**Exercise details:** Quote from the first line below through the line that contains "54.29, 53.88, 53.54, 53.33, 53.47, 53.40, 54.09, 54.43, 55.30]", both included, and leave the pictures out.

**Data shown:**
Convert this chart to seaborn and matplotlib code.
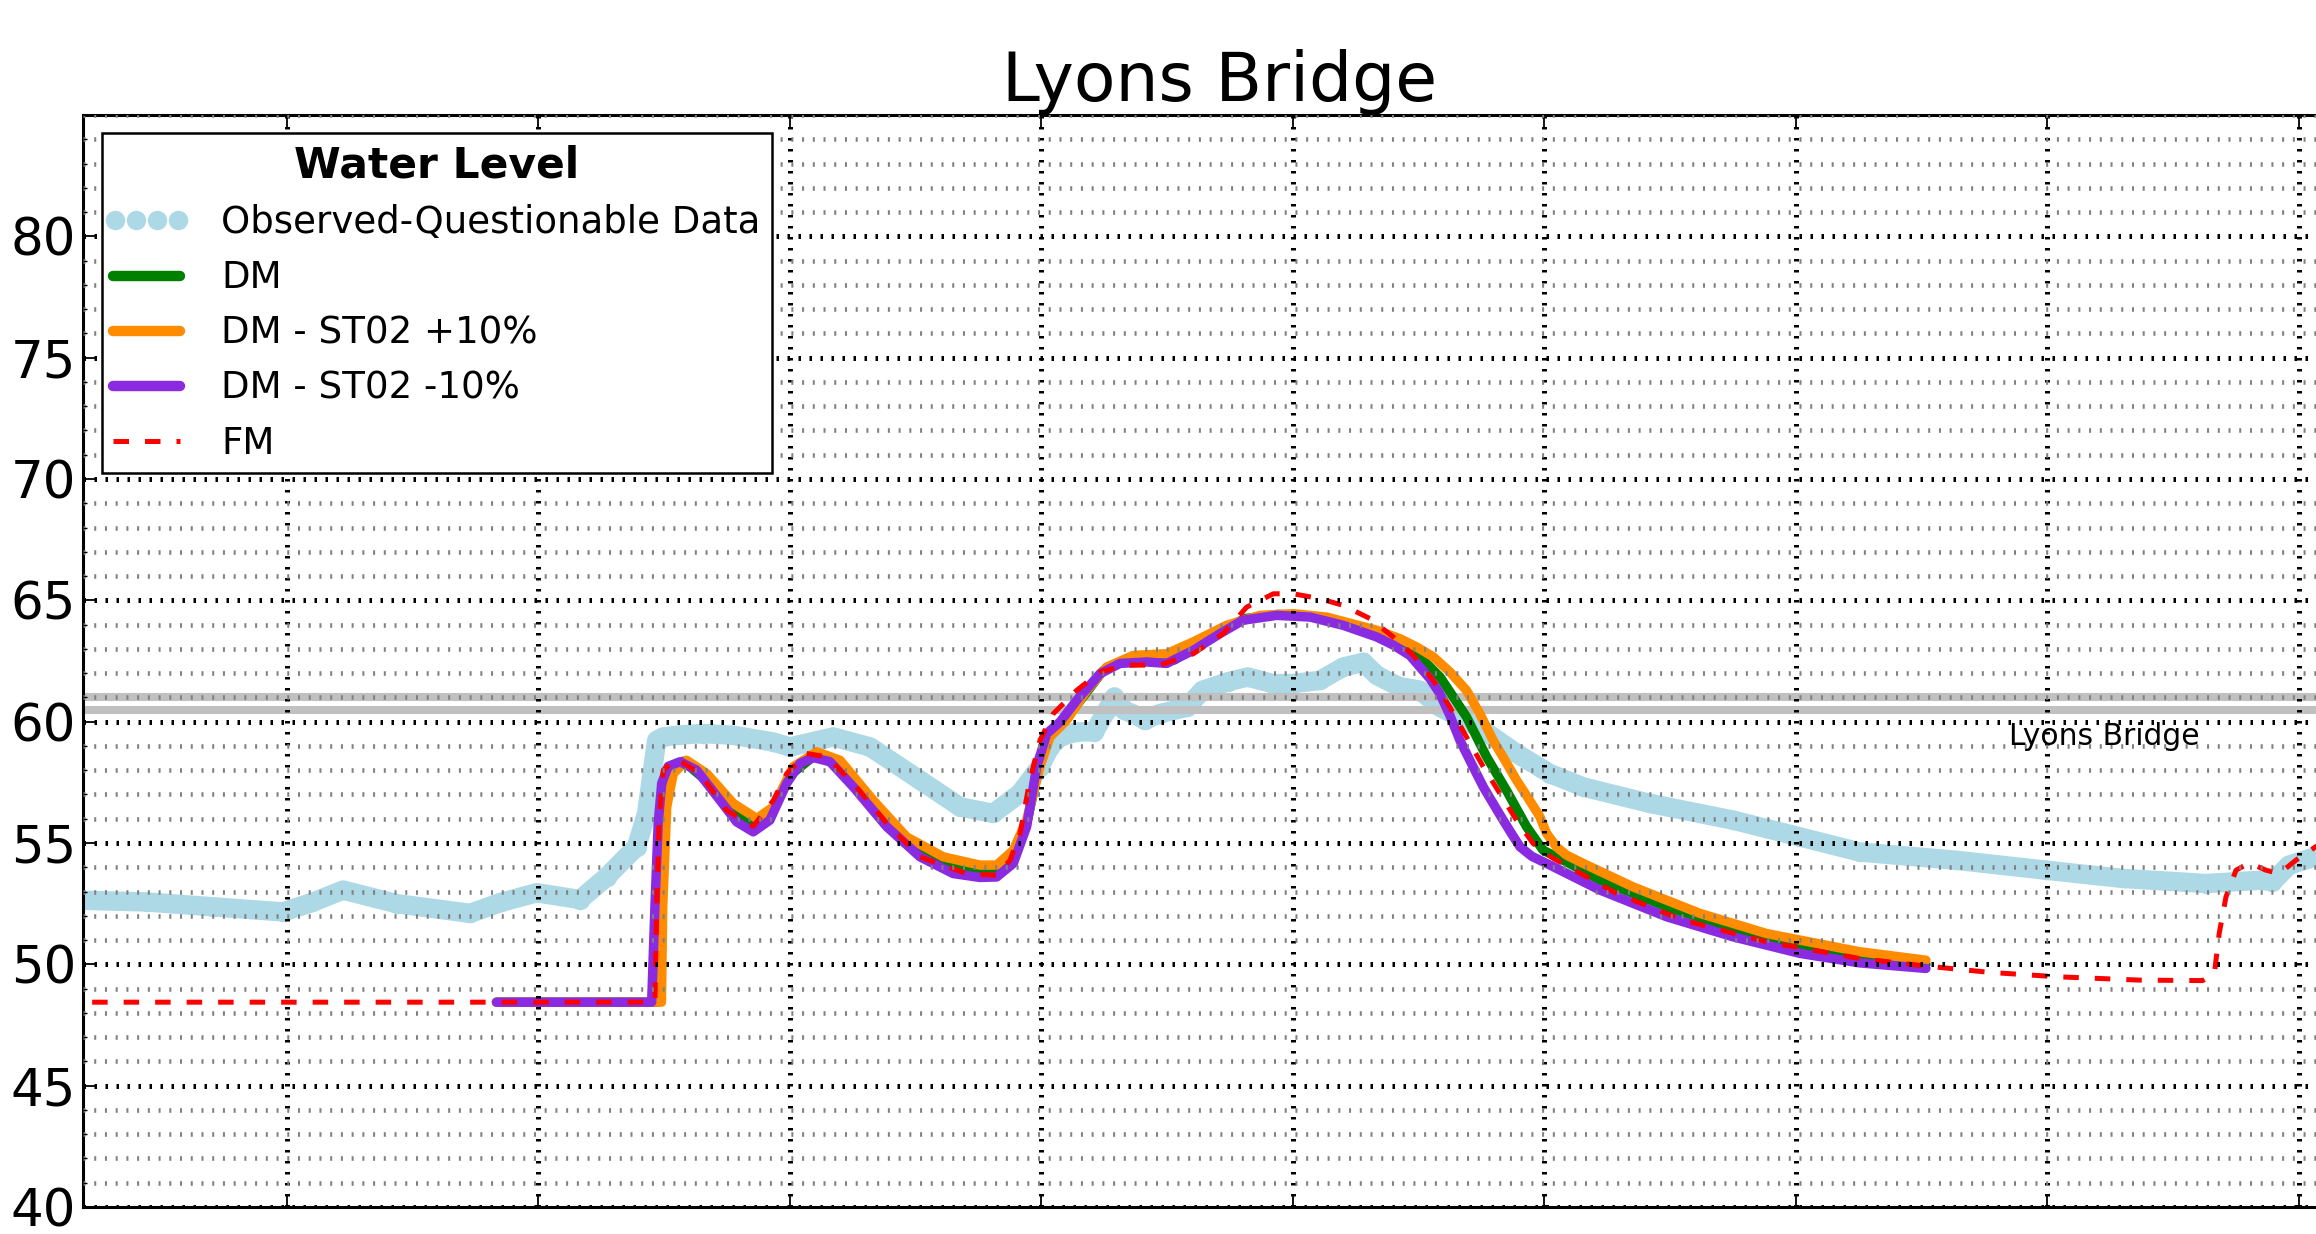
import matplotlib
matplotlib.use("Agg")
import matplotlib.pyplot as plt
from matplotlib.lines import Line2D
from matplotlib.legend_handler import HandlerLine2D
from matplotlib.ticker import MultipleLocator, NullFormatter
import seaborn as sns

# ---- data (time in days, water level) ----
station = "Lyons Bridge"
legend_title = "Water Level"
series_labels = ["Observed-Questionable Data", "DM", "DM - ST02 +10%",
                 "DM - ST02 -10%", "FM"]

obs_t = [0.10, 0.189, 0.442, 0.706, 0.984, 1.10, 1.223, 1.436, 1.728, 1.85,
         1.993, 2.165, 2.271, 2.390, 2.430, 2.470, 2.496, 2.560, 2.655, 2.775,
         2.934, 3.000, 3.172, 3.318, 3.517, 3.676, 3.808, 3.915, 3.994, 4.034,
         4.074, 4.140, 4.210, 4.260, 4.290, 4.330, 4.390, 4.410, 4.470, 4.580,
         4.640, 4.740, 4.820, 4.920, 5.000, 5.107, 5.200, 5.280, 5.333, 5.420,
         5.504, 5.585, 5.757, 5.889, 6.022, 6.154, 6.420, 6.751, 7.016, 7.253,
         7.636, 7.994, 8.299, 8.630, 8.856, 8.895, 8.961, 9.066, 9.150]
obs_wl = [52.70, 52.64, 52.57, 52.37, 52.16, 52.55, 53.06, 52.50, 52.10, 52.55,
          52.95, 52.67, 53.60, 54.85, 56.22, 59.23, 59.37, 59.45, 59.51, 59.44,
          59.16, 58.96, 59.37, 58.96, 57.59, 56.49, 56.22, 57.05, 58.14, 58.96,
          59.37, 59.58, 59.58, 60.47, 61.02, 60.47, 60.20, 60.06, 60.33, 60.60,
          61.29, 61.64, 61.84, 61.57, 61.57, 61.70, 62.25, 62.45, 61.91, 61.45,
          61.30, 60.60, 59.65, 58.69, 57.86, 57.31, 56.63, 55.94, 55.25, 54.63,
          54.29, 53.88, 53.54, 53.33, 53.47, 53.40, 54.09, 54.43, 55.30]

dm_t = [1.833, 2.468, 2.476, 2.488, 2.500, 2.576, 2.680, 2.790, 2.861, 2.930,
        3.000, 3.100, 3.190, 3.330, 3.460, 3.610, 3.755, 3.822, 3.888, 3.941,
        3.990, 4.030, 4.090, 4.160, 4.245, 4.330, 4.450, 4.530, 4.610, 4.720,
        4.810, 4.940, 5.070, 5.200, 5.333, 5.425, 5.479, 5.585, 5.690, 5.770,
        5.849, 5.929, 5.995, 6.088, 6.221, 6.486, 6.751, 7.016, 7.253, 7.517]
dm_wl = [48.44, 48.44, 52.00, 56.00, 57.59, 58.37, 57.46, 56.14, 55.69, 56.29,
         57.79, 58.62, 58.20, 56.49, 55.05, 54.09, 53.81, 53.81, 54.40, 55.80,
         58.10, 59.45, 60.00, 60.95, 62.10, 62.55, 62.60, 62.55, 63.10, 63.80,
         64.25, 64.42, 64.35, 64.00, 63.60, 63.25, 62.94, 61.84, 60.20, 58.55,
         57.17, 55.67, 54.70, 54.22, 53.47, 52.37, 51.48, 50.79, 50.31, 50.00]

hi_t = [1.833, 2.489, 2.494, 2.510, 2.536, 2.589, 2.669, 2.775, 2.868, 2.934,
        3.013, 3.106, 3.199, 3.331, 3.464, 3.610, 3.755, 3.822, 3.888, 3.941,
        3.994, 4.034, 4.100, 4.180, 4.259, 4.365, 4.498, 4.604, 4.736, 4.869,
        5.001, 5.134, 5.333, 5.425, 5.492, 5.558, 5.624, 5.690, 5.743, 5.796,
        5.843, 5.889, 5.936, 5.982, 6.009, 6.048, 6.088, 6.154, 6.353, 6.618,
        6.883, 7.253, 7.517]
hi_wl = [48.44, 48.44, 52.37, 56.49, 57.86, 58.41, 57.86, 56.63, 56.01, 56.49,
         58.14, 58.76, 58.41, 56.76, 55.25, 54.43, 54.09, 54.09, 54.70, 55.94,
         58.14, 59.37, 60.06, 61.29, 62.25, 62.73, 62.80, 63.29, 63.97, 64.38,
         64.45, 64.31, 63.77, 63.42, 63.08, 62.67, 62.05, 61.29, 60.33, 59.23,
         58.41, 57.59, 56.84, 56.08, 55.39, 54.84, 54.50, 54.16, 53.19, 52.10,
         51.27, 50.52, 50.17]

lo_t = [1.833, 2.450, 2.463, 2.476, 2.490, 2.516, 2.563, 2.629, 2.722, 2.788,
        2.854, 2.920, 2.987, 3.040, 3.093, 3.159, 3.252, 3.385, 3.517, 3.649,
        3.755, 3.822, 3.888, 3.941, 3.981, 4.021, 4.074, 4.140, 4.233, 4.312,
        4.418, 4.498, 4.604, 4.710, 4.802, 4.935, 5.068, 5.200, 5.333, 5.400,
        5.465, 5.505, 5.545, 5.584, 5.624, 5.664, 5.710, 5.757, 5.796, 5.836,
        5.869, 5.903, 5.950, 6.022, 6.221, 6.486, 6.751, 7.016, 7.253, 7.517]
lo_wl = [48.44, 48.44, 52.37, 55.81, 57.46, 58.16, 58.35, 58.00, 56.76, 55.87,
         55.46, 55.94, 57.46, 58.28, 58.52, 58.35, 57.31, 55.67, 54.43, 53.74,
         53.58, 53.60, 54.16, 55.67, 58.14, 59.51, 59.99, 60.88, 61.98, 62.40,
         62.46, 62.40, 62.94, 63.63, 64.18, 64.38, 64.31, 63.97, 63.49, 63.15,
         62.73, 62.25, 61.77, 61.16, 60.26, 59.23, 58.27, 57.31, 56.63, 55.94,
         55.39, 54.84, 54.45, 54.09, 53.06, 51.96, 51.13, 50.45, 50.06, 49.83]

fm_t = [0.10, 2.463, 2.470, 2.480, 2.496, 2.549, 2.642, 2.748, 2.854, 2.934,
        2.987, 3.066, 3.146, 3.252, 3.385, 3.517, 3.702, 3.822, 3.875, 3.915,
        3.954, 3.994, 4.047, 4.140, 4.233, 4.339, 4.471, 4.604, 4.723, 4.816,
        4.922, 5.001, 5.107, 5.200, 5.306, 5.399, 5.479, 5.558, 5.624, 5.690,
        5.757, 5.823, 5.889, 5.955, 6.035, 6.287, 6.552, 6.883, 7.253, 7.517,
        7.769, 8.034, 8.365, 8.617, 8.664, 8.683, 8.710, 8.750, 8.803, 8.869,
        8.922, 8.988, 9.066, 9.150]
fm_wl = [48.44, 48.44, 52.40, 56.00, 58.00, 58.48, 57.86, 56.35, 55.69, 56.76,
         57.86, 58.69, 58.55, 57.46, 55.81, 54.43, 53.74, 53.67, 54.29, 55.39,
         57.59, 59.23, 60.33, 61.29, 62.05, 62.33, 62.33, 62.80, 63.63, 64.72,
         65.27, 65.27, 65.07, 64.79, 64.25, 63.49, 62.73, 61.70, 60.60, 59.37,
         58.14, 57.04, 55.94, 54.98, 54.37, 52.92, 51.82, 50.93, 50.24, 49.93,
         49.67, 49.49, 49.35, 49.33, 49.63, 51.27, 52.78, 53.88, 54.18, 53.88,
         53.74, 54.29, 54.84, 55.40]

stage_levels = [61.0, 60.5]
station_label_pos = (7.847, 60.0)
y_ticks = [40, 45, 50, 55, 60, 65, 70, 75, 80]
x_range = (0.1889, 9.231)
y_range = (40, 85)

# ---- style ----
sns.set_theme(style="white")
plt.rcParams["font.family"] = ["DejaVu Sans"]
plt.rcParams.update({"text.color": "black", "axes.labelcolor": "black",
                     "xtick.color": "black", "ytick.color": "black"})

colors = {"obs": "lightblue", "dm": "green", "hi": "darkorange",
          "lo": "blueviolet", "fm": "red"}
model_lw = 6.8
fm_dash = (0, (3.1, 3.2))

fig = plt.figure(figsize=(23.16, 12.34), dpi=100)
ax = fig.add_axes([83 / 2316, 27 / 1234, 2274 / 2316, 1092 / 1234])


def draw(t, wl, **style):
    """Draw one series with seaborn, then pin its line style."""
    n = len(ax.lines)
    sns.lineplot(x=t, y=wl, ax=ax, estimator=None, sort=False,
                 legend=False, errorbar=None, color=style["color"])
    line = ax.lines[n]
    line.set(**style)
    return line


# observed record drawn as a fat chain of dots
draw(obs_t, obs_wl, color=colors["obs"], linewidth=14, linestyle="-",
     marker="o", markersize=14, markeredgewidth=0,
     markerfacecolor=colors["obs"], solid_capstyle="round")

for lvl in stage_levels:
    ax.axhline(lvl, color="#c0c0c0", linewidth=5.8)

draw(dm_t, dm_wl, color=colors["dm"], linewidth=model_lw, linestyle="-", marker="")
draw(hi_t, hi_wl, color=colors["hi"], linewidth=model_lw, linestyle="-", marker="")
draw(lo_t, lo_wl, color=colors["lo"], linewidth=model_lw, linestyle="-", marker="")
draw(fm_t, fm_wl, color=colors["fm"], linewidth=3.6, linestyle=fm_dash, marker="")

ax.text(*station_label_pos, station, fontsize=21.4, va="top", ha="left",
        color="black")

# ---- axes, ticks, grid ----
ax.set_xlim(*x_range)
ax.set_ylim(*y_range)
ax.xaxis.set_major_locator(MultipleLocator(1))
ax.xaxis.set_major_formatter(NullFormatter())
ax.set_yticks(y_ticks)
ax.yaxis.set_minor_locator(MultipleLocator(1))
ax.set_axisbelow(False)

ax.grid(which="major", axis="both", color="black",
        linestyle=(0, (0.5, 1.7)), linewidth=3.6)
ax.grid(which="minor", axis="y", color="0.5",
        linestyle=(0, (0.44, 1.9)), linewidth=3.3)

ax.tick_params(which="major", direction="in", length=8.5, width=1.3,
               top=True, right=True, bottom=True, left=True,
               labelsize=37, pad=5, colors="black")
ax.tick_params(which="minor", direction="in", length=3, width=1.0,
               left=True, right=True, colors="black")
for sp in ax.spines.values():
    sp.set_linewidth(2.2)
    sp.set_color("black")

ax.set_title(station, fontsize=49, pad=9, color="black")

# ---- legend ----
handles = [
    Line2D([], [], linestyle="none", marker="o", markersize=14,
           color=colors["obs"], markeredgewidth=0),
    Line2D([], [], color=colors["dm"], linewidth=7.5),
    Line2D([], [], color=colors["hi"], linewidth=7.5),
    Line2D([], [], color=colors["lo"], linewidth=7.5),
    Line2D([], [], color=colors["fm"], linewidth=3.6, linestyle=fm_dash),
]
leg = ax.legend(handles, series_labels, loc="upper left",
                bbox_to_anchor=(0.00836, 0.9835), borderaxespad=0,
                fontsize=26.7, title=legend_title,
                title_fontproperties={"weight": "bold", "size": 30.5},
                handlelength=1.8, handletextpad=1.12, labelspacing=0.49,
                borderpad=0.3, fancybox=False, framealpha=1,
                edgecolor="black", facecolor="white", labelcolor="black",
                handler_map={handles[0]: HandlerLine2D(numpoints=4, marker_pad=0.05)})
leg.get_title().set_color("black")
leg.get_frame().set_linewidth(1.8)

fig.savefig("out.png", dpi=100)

**Answer in full:**
Convert this chart to seaborn and matplotlib code.
import matplotlib
matplotlib.use("Agg")
import matplotlib.pyplot as plt
from matplotlib.lines import Line2D
from matplotlib.legend_handler import HandlerLine2D
from matplotlib.ticker import MultipleLocator, NullFormatter
import seaborn as sns

# ---- data (time in days, water level) ----
station = "Lyons Bridge"
legend_title = "Water Level"
series_labels = ["Observed-Questionable Data", "DM", "DM - ST02 +10%",
                 "DM - ST02 -10%", "FM"]

obs_t = [0.10, 0.189, 0.442, 0.706, 0.984, 1.10, 1.223, 1.436, 1.728, 1.85,
         1.993, 2.165, 2.271, 2.390, 2.430, 2.470, 2.496, 2.560, 2.655, 2.775,
         2.934, 3.000, 3.172, 3.318, 3.517, 3.676, 3.808, 3.915, 3.994, 4.034,
         4.074, 4.140, 4.210, 4.260, 4.290, 4.330, 4.390, 4.410, 4.470, 4.580,
         4.640, 4.740, 4.820, 4.920, 5.000, 5.107, 5.200, 5.280, 5.333, 5.420,
         5.504, 5.585, 5.757, 5.889, 6.022, 6.154, 6.420, 6.751, 7.016, 7.253,
         7.636, 7.994, 8.299, 8.630, 8.856, 8.895, 8.961, 9.066, 9.150]
obs_wl = [52.70, 52.64, 52.57, 52.37, 52.16, 52.55, 53.06, 52.50, 52.10, 52.55,
          52.95, 52.67, 53.60, 54.85, 56.22, 59.23, 59.37, 59.45, 59.51, 59.44,
          59.16, 58.96, 59.37, 58.96, 57.59, 56.49, 56.22, 57.05, 58.14, 58.96,
          59.37, 59.58, 59.58, 60.47, 61.02, 60.47, 60.20, 60.06, 60.33, 60.60,
          61.29, 61.64, 61.84, 61.57, 61.57, 61.70, 62.25, 62.45, 61.91, 61.45,
          61.30, 60.60, 59.65, 58.69, 57.86, 57.31, 56.63, 55.94, 55.25, 54.63,
          54.29, 53.88, 53.54, 53.33, 53.47, 53.40, 54.09, 54.43, 55.30]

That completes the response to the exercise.